___ SUPPLIED DATA
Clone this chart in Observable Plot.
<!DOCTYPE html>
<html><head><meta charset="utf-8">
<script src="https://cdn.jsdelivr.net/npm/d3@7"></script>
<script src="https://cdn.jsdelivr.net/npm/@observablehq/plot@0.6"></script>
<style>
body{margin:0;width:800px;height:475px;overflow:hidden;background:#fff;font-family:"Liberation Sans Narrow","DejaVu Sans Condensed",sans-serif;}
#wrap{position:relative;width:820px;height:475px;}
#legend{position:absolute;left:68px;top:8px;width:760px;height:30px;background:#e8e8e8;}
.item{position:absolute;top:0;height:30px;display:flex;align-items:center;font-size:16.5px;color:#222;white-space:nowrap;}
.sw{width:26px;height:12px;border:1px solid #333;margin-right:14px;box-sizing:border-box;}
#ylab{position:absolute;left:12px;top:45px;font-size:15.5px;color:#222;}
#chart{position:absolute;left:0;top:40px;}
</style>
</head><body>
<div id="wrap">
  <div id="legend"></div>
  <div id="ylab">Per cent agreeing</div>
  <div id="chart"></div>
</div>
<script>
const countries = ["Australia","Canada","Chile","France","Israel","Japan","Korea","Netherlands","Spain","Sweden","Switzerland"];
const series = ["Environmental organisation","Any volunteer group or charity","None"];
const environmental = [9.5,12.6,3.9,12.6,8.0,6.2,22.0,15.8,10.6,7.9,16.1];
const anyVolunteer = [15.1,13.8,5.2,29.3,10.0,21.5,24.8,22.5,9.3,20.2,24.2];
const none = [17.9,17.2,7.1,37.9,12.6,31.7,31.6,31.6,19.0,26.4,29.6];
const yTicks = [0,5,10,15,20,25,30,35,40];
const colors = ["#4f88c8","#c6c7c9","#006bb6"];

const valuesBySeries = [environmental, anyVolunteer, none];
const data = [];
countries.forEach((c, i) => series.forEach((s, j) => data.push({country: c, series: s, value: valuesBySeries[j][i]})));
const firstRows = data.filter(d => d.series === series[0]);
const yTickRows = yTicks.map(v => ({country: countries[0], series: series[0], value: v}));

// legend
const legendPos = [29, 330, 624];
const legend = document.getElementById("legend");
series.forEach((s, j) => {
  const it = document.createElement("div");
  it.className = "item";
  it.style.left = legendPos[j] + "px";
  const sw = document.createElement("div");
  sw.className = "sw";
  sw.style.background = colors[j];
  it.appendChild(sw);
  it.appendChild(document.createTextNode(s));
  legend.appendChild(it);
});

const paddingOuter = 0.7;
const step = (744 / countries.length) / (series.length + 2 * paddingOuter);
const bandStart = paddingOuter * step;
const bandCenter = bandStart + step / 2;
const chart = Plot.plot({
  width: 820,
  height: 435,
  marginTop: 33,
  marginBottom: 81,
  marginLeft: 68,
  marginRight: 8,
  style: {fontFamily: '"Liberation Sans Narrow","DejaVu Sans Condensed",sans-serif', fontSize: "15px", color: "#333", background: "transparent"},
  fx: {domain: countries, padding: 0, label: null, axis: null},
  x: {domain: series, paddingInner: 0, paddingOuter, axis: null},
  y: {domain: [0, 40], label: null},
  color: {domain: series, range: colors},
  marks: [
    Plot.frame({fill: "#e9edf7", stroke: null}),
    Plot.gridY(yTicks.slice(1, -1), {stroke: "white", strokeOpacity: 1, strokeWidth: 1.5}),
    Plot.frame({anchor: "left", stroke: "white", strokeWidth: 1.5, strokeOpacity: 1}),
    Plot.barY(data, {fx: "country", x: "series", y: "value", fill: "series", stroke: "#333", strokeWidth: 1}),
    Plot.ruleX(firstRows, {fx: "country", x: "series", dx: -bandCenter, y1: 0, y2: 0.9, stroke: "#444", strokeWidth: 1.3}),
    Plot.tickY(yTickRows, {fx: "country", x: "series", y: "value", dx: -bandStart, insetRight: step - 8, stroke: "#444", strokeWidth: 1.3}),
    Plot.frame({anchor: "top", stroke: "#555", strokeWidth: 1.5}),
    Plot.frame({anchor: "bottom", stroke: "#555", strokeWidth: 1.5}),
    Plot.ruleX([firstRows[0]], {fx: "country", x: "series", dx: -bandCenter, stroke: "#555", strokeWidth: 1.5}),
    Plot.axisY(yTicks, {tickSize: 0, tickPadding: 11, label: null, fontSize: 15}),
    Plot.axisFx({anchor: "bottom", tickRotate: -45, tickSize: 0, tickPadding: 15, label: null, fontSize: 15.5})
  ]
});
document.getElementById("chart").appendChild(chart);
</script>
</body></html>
______
___ SUPPLIED DATA
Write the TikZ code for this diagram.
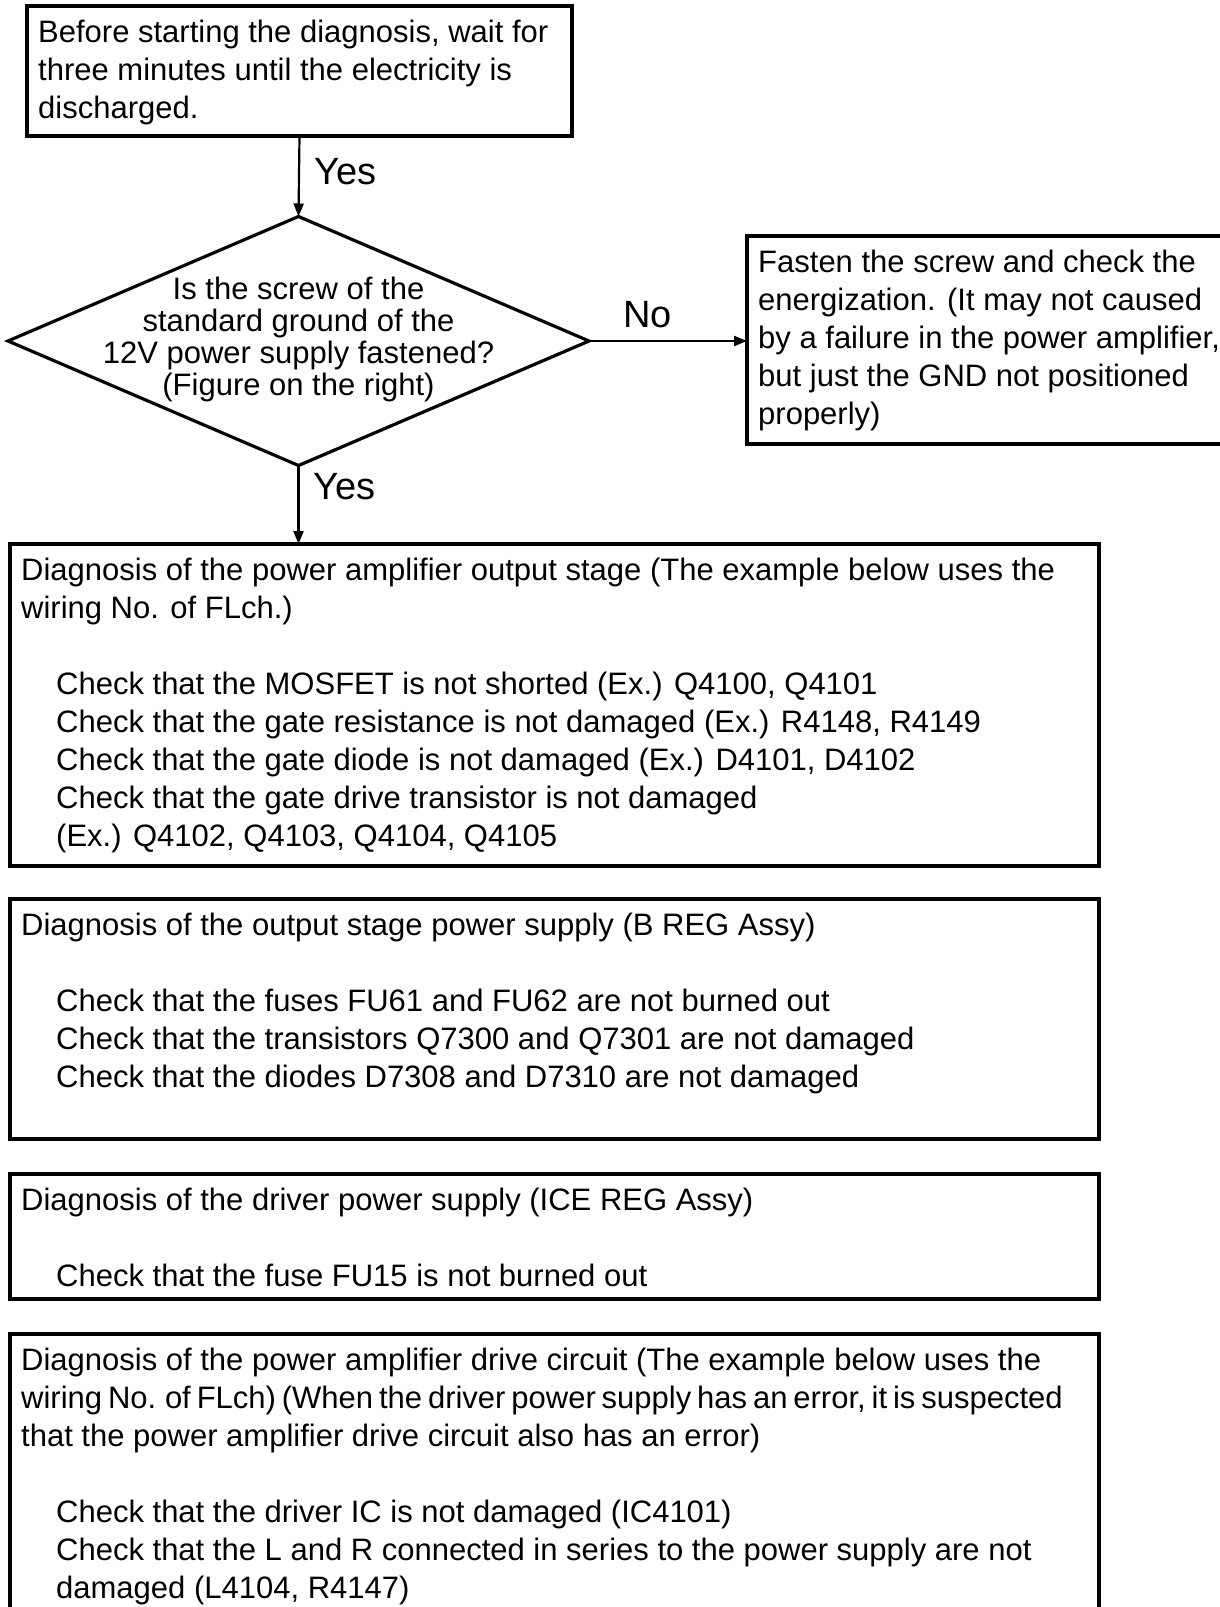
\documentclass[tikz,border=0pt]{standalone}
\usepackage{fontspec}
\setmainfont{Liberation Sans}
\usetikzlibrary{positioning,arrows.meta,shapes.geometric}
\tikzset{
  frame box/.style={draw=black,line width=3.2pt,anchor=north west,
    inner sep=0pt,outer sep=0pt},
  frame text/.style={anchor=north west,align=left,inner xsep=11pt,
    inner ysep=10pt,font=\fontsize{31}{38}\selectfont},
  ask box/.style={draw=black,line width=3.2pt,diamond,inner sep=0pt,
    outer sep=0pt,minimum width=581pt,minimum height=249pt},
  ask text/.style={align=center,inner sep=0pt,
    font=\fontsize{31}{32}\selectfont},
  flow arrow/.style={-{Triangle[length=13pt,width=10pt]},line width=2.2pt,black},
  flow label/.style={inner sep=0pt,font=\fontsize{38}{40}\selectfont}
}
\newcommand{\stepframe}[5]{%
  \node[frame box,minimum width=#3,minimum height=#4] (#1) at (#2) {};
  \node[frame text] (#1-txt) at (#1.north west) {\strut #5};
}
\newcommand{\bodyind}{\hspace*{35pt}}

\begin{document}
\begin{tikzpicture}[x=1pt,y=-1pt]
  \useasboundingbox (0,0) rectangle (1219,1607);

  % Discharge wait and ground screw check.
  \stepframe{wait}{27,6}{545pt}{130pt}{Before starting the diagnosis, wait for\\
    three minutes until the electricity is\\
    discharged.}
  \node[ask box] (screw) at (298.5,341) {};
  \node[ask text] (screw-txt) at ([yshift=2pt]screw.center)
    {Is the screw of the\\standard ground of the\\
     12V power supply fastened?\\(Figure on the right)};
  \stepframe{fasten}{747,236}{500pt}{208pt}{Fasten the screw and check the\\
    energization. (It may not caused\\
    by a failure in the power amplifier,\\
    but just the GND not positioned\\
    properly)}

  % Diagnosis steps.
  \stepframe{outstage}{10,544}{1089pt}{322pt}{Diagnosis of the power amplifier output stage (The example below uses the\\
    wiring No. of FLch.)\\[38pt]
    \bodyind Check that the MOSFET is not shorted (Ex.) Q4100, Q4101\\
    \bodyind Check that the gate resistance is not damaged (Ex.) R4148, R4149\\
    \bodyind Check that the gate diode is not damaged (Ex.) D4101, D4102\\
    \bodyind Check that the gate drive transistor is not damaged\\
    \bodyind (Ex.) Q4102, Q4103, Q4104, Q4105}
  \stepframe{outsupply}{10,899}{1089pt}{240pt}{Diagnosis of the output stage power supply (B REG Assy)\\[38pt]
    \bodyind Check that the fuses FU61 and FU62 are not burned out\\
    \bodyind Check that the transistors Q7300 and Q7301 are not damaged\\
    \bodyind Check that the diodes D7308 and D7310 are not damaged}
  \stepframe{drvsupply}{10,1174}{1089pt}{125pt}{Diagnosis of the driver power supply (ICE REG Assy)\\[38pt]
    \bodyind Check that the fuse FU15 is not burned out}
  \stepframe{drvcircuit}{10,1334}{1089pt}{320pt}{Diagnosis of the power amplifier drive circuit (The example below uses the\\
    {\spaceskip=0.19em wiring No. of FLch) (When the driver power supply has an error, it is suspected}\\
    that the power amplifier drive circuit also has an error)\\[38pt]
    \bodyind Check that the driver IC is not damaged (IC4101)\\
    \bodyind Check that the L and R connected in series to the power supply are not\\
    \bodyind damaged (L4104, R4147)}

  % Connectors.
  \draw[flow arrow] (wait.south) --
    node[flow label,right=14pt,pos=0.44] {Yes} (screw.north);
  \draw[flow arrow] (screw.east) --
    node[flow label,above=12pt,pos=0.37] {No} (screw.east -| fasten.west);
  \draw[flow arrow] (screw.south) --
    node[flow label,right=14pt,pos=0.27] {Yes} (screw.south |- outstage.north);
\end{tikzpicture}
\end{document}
______
Return the material from the line containing "Write the TikZ code for this diagram." through the line containing "(0,0) rectangle (1219,1607);", exactly and in full, but without its pictures.

Write the TikZ code for this diagram.
\documentclass[tikz,border=0pt]{standalone}
\usepackage{fontspec}
\setmainfont{Liberation Sans}
\usetikzlibrary{positioning,arrows.meta,shapes.geometric}
\tikzset{
  frame box/.style={draw=black,line width=3.2pt,anchor=north west,
    inner sep=0pt,outer sep=0pt},
  frame text/.style={anchor=north west,align=left,inner xsep=11pt,
    inner ysep=10pt,font=\fontsize{31}{38}\selectfont},
  ask box/.style={draw=black,line width=3.2pt,diamond,inner sep=0pt,
    outer sep=0pt,minimum width=581pt,minimum height=249pt},
  ask text/.style={align=center,inner sep=0pt,
    font=\fontsize{31}{32}\selectfont},
  flow arrow/.style={-{Triangle[length=13pt,width=10pt]},line width=2.2pt,black},
  flow label/.style={inner sep=0pt,font=\fontsize{38}{40}\selectfont}
}
\newcommand{\stepframe}[5]{%
  \node[frame box,minimum width=#3,minimum height=#4] (#1) at (#2) {};
  \node[frame text] (#1-txt) at (#1.north west) {\strut #5};
}
\newcommand{\bodyind}{\hspace*{35pt}}

\begin{document}
\begin{tikzpicture}[x=1pt,y=-1pt]
  \useasboundingbox (0,0) rectangle (1219,1607);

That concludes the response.